O Decreto-Lei 8/2022 de 10 de janeiro estabelece que a SGMAI assume uma série de encargos da rede SIRESP - contratos de arrendamento de espaços que alojam sites ou antenas, prestações de serviços associadas a sites da rede, fornecimento de energia, serviços de manutenção e comunicação das estações móveis e sistemas e aplicações informáticas de suporte à rede - que já eram da sua responsabilidade antes do fim do contrato, a 30 junho 2021.
71% já foram pagos
Em resposta ao JN, o Ministério da Administração Interna (MAI) esclareceu que os encargos assumidos, de 1 de julho de 2021 a 10 de janeiro de 2022, "correspondem a cerca de 155 mil euros, dos quais já foram pagos 71,3%", e que estão sustentados no decreto-lei.
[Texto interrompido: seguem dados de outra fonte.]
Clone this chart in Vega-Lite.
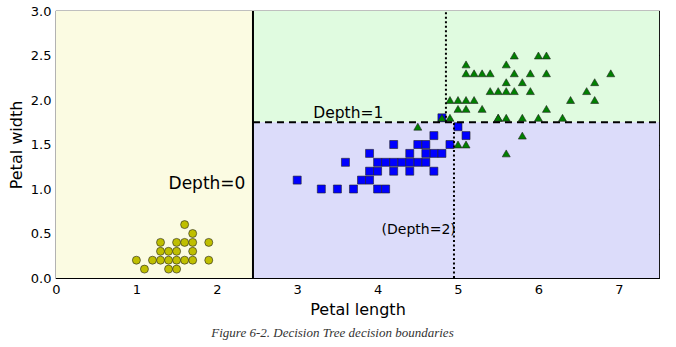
{
  "$schema": "https://vega.github.io/schema/vega-lite/v6.json",
  "autosize": {"type": "none"},
  "width": 603,
  "height": 267,
  "padding": {"left": 56, "top": 11, "right": 17, "bottom": 69},
  "background": "white",
  "config": {
    "view": {"stroke": "black", "strokeWidth": 1.2},
    "font": "DejaVu Sans",
    "axis": {"grid": false, "domain": false, "labelFlush": false, "labelOverlap": false, "zindex": 1, "labelFont": "DejaVu Sans", "titleFont": "DejaVu Sans", "labelColor": "black", "titleColor": "black", "titleFontWeight": "normal", "tickColor": "black", "tickWidth": 1, "labelFontSize": 13, "titleFontSize": 16}
  },
  "title": {"text": "Figure 6-2. Decision Tree decision boundaries", "orient": "bottom", "anchor": "middle", "font": "Liberation Serif", "fontStyle": "italic", "fontWeight": "normal", "fontSize": 13, "color": "#333333", "offset": 10, "dx": -25},
  "datasets": {
    "regions": [
      {"region": "yellow", "x": 0, "x2": 2.45, "y": 0, "y2": 3},
      {"region": "green", "x": 2.45, "x2": 7.5, "y": 1.75, "y2": 3},
      {"region": "blue", "x": 2.45, "x2": 7.5, "y": 0, "y2": 1.75}
    ],
    "iris": [
      {"species": "setosa", "len": 1.0, "wid": 0.2},
      {"species": "setosa", "len": 1.1, "wid": 0.1},
      {"species": "setosa", "len": 1.2, "wid": 0.2},
      {"species": "setosa", "len": 1.3, "wid": 0.2},
      {"species": "setosa", "len": 1.3, "wid": 0.3},
      {"species": "setosa", "len": 1.3, "wid": 0.4},
      {"species": "setosa", "len": 1.4, "wid": 0.1},
      {"species": "setosa", "len": 1.4, "wid": 0.2},
      {"species": "setosa", "len": 1.4, "wid": 0.3},
      {"species": "setosa", "len": 1.5, "wid": 0.1},
      {"species": "setosa", "len": 1.5, "wid": 0.2},
      {"species": "setosa", "len": 1.5, "wid": 0.3},
      {"species": "setosa", "len": 1.5, "wid": 0.4},
      {"species": "setosa", "len": 1.6, "wid": 0.2},
      {"species": "setosa", "len": 1.6, "wid": 0.4},
      {"species": "setosa", "len": 1.6, "wid": 0.6},
      {"species": "setosa", "len": 1.7, "wid": 0.2},
      {"species": "setosa", "len": 1.7, "wid": 0.3},
      {"species": "setosa", "len": 1.7, "wid": 0.4},
      {"species": "setosa", "len": 1.7, "wid": 0.5},
      {"species": "setosa", "len": 1.9, "wid": 0.2},
      {"species": "setosa", "len": 1.9, "wid": 0.4},
      {"species": "versicolor", "len": 4.7, "wid": 1.4},
      {"species": "versicolor", "len": 4.5, "wid": 1.5},
      {"species": "versicolor", "len": 4.9, "wid": 1.5},
      {"species": "versicolor", "len": 4.0, "wid": 1.3},
      {"species": "versicolor", "len": 4.6, "wid": 1.5},
      {"species": "versicolor", "len": 4.5, "wid": 1.3},
      {"species": "versicolor", "len": 4.7, "wid": 1.6},
      {"species": "versicolor", "len": 3.3, "wid": 1.0},
      {"species": "versicolor", "len": 4.6, "wid": 1.3},
      {"species": "versicolor", "len": 3.9, "wid": 1.4},
      {"species": "versicolor", "len": 3.5, "wid": 1.0},
      {"species": "versicolor", "len": 4.2, "wid": 1.5},
      {"species": "versicolor", "len": 4.0, "wid": 1.0},
      {"species": "versicolor", "len": 3.6, "wid": 1.3},
      {"species": "versicolor", "len": 4.4, "wid": 1.4},
      {"species": "versicolor", "len": 4.1, "wid": 1.0},
      {"species": "versicolor", "len": 3.9, "wid": 1.1},
      {"species": "versicolor", "len": 4.8, "wid": 1.8},
      {"species": "versicolor", "len": 4.7, "wid": 1.2},
      {"species": "versicolor", "len": 4.3, "wid": 1.3},
      {"species": "versicolor", "len": 4.8, "wid": 1.4},
      {"species": "versicolor", "len": 5.0, "wid": 1.7},
      {"species": "versicolor", "len": 3.8, "wid": 1.1},
      {"species": "versicolor", "len": 3.7, "wid": 1.0},
      {"species": "versicolor", "len": 3.9, "wid": 1.2},
      {"species": "versicolor", "len": 5.1, "wid": 1.6},
      {"species": "versicolor", "len": 4.4, "wid": 1.3},
      {"species": "versicolor", "len": 4.1, "wid": 1.3},
      {"species": "versicolor", "len": 4.4, "wid": 1.2},
      {"species": "versicolor", "len": 4.6, "wid": 1.4},
      {"species": "versicolor", "len": 4.0, "wid": 1.2},
      {"species": "versicolor", "len": 4.2, "wid": 1.3},
      {"species": "versicolor", "len": 4.2, "wid": 1.2},
      {"species": "versicolor", "len": 3.0, "wid": 1.1},
      {"species": "virginica", "len": 6.0, "wid": 2.5},
      {"species": "virginica", "len": 5.1, "wid": 1.9},
      {"species": "virginica", "len": 5.9, "wid": 2.1},
      {"species": "virginica", "len": 5.6, "wid": 1.8},
      {"species": "virginica", "len": 5.8, "wid": 2.2},
      {"species": "virginica", "len": 6.6, "wid": 2.1},
      {"species": "virginica", "len": 4.5, "wid": 1.7},
      {"species": "virginica", "len": 6.3, "wid": 1.8},
      {"species": "virginica", "len": 5.8, "wid": 1.8},
      {"species": "virginica", "len": 6.1, "wid": 2.5},
      {"species": "virginica", "len": 5.1, "wid": 2.0},
      {"species": "virginica", "len": 5.3, "wid": 1.9},
      {"species": "virginica", "len": 5.5, "wid": 2.1},
      {"species": "virginica", "len": 5.0, "wid": 2.0},
      {"species": "virginica", "len": 5.1, "wid": 2.4},
      {"species": "virginica", "len": 5.3, "wid": 2.3},
      {"species": "virginica", "len": 5.5, "wid": 1.8},
      {"species": "virginica", "len": 6.7, "wid": 2.2},
      {"species": "virginica", "len": 6.9, "wid": 2.3},
      {"species": "virginica", "len": 5.0, "wid": 1.5},
      {"species": "virginica", "len": 5.7, "wid": 2.3},
      {"species": "virginica", "len": 4.9, "wid": 2.0},
      {"species": "virginica", "len": 6.7, "wid": 2.0},
      {"species": "virginica", "len": 4.9, "wid": 1.8},
      {"species": "virginica", "len": 5.7, "wid": 2.1},
      {"species": "virginica", "len": 6.0, "wid": 1.8},
      {"species": "virginica", "len": 4.8, "wid": 1.8},
      {"species": "virginica", "len": 5.6, "wid": 2.1},
      {"species": "virginica", "len": 5.8, "wid": 1.6},
      {"species": "virginica", "len": 6.1, "wid": 1.9},
      {"species": "virginica", "len": 6.4, "wid": 2.0},
      {"species": "virginica", "len": 5.6, "wid": 2.2},
      {"species": "virginica", "len": 5.1, "wid": 1.5},
      {"species": "virginica", "len": 5.6, "wid": 1.4},
      {"species": "virginica", "len": 6.1, "wid": 2.3},
      {"species": "virginica", "len": 5.6, "wid": 2.4},
      {"species": "virginica", "len": 5.5, "wid": 1.8},
      {"species": "virginica", "len": 5.4, "wid": 2.1},
      {"species": "virginica", "len": 5.1, "wid": 2.3},
      {"species": "virginica", "len": 5.9, "wid": 2.3},
      {"species": "virginica", "len": 5.7, "wid": 2.5},
      {"species": "virginica", "len": 5.2, "wid": 2.3},
      {"species": "virginica", "len": 5.0, "wid": 1.9},
      {"species": "virginica", "len": 5.2, "wid": 2.0},
      {"species": "virginica", "len": 5.4, "wid": 2.3}
    ],
    "solid": [{"x": 2.45, "x2": 2.45, "y": 0, "y2": 3}],
    "dashed": [{"x": 2.45, "x2": 7.5, "y": 1.75, "y2": 1.75}],
    "dotted": [
      {"x": 4.95, "x2": 4.95, "y": 0, "y2": 1.75},
      {"x": 4.85, "x2": 4.85, "y": 1.75, "y2": 3}
    ],
    "labels": [
      {"label": "Depth=0", "x": 1.40, "y": 1.0, "fs": "big"},
      {"label": "Depth=1", "x": 3.2, "y": 1.80, "fs": "mid"},
      {"label": "(Depth=2)", "x": 4.05, "y": 0.5, "fs": "small"}
    ]
  },
  "resolve": {"axis": {"x": "independent", "y": "independent"}},
  "layer": [
    {
      "data": {"name": "regions"},
      "mark": {"type": "rect", "strokeWidth": 0},
      "encoding": {
        "x": {"field": "x", "type": "quantitative", "scale": {"domain": [0, 7.5], "nice": false, "zero": false},
              "axis": {"title": "Petal length", "values": [0, 1, 2, 3, 4, 5, 6, 7], "format": "d", "tickSize": -5, "labelPadding": 10, "titlePadding": 5}},
        "x2": {"field": "x2"},
        "y": {"field": "y", "type": "quantitative", "scale": {"domain": [0, 3], "nice": false, "zero": false},
              "axis": {"title": "Petal width", "values": [0, 0.5, 1, 1.5, 2, 2.5, 3], "format": ".1f", "tickSize": -5, "labelPadding": 10, "titlePadding": 6}},
        "y2": {"field": "y2"},
        "fill": {"field": "region", "type": "nominal", "scale": {"domain": ["yellow", "green", "blue"], "range": ["#fbfbe2", "#e0fbe0", "#dcdcfa"]}, "legend": null}
      }
    },
    {
      "data": {"name": "regions"},
      "mark": {"type": "point", "opacity": 0},
      "encoding": {
        "x": {"field": "x", "type": "quantitative", "axis": {"title": null, "labels": false, "orient": "top", "values": [0, 1, 2, 3, 4, 5, 6, 7], "tickSize": -5}},
        "y": {"field": "y", "type": "quantitative", "axis": {"title": null, "labels": false, "orient": "right", "values": [0, 0.5, 1, 1.5, 2, 2.5, 3], "tickSize": -5}}
      }
    },
    {
      "data": {"name": "iris"},
      "mark": {"type": "point", "filled": true, "stroke": "#222222", "strokeWidth": 0.6, "opacity": 1},
      "encoding": {
        "x": {"field": "len", "type": "quantitative", "axis": null},
        "y": {"field": "wid", "type": "quantitative", "axis": null},
        "color": {"field": "species", "type": "nominal", "scale": {"domain": ["setosa", "versicolor", "virginica"], "range": ["#bfbf00", "#0000ff", "#008000"]}, "legend": null},
        "shape": {"field": "species", "type": "nominal", "scale": {"domain": ["setosa", "versicolor", "virginica"], "range": ["circle", "square", "triangle-up"]}, "legend": null},
        "size": {"value": 64}
      }
    },
    {
      "data": {"name": "solid"},
      "mark": {"type": "rule", "color": "black", "strokeWidth": 2},
      "encoding": {
        "x": {"field": "x", "type": "quantitative", "axis": null},
        "x2": {"field": "x2"},
        "y": {"field": "y", "type": "quantitative", "axis": null},
        "y2": {"field": "y2"}
      }
    },
    {
      "data": {"name": "dashed"},
      "mark": {"type": "rule", "color": "black", "strokeWidth": 2, "strokeDash": [7, 5]},
      "encoding": {
        "x": {"field": "x", "type": "quantitative", "axis": null},
        "x2": {"field": "x2"},
        "y": {"field": "y", "type": "quantitative", "axis": null},
        "y2": {"field": "y2"}
      }
    },
    {
      "data": {"name": "dotted"},
      "mark": {"type": "rule", "color": "black", "strokeWidth": 2, "strokeDash": [2, 2.5]},
      "encoding": {
        "x": {"field": "x", "type": "quantitative", "axis": null},
        "x2": {"field": "x2"},
        "y": {"field": "y", "type": "quantitative", "axis": null},
        "y2": {"field": "y2"}
      }
    },
    {
      "data": {"name": "labels"},
      "mark": {"type": "text", "align": "left", "baseline": "alphabetic", "font": "DejaVu Sans", "color": "black"},
      "encoding": {
        "x": {"field": "x", "type": "quantitative", "axis": null},
        "y": {"field": "y", "type": "quantitative", "axis": null},
        "text": {"field": "label"},
        "size": {"field": "fs", "type": "nominal", "scale": {"domain": ["big", "mid", "small"], "range": [17, 14, 11.5]}, "legend": null}
      }
    }
  ]
}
O MAI acrescenta que "a indemnização compensatória de 11 milhões de euros à empresa SIRESP SA destinou-se ao pagamento dos contratos relativos à gestão, operação, manutenção, ampliação e correto funcionamento do Sistema Integrado de Redes de Emergência e Segurança de Portugal (SIRESP) no segundo semestre de 2021".
Recorde-se que o Governo não renovou a parceria público-privada (PPP) que geria a rede SIRESP desde 2006 e terminou a 30 junho do ano passado, tendo prolongado por 18 meses o contrato de prestação de serviços com o operador privado que liderava a PPP, a Altice.
O objetivo é que, nesse período transitório, que decorre até ao final deste ano, seja criada uma entidade para gerir as várias redes de comunicações do MAI. O projeto está, no entanto, suspenso devido à interrupção da legislatura (ler ao lado).
Parecer crítico
Porém, há divergências internas sobre a obrigação de a SGMAI assumir despesas correntes da rede SIRESP após o término do contrato. No verão passado, a secretária de Estado da Administração Interna, Patrícia Gaspar, tentou responsabilizar a SGMAI pelas despesas correntes com a rede até 31 de dezembro de 2021, mas o despacho de 6 de julho foi considerado ilegal pelos serviços jurídicos.
De acordo com o documento, a que o JN teve acesso, "cessaram impreterivelmente em 30 de junho de 2021 todas as responsabilidades e encargos de natureza financeira da SGMAI no âmbito do funcionamento do modelo transitório de gestão, operação, manutenção, modernização e ampliação do SIRESP", considerando que foi precisamente para "assegurar o funcionamento sem hiatos nem perturbações" do referido modelo transitório que a SGMAI pagou 11 milhões de euros à operadora.
O parecer dos Serviços de Assessoria Jurídica, Contencioso e Política Legislativa, refere que o teor do despacho da secretária de Estado não tem base ou fundamento legal, e "contraria e viola todas as normas legais, regulamentares e administrativas em matéria de gestão orçamental da MAI e da SGMAI".
Dados
519,3 milhões de euros é o montante que o Estado gastou com o SIRESP (Sistema Integrado das Redes de Emergência e Segurança de Portugal), entre 2006 e 2019, segundo uma auditoria do Tribunal de Contas, divulgada em abril passado.
31,9 milhões de euros
Em maio de 2021, o Governo autorizou a SIRESP SA a gastar 31,9 milhões de euros para garantir o funcionamento da rede após 30 de junho. A este valor acresce a indemnização compensatória de 11 milhões de euros.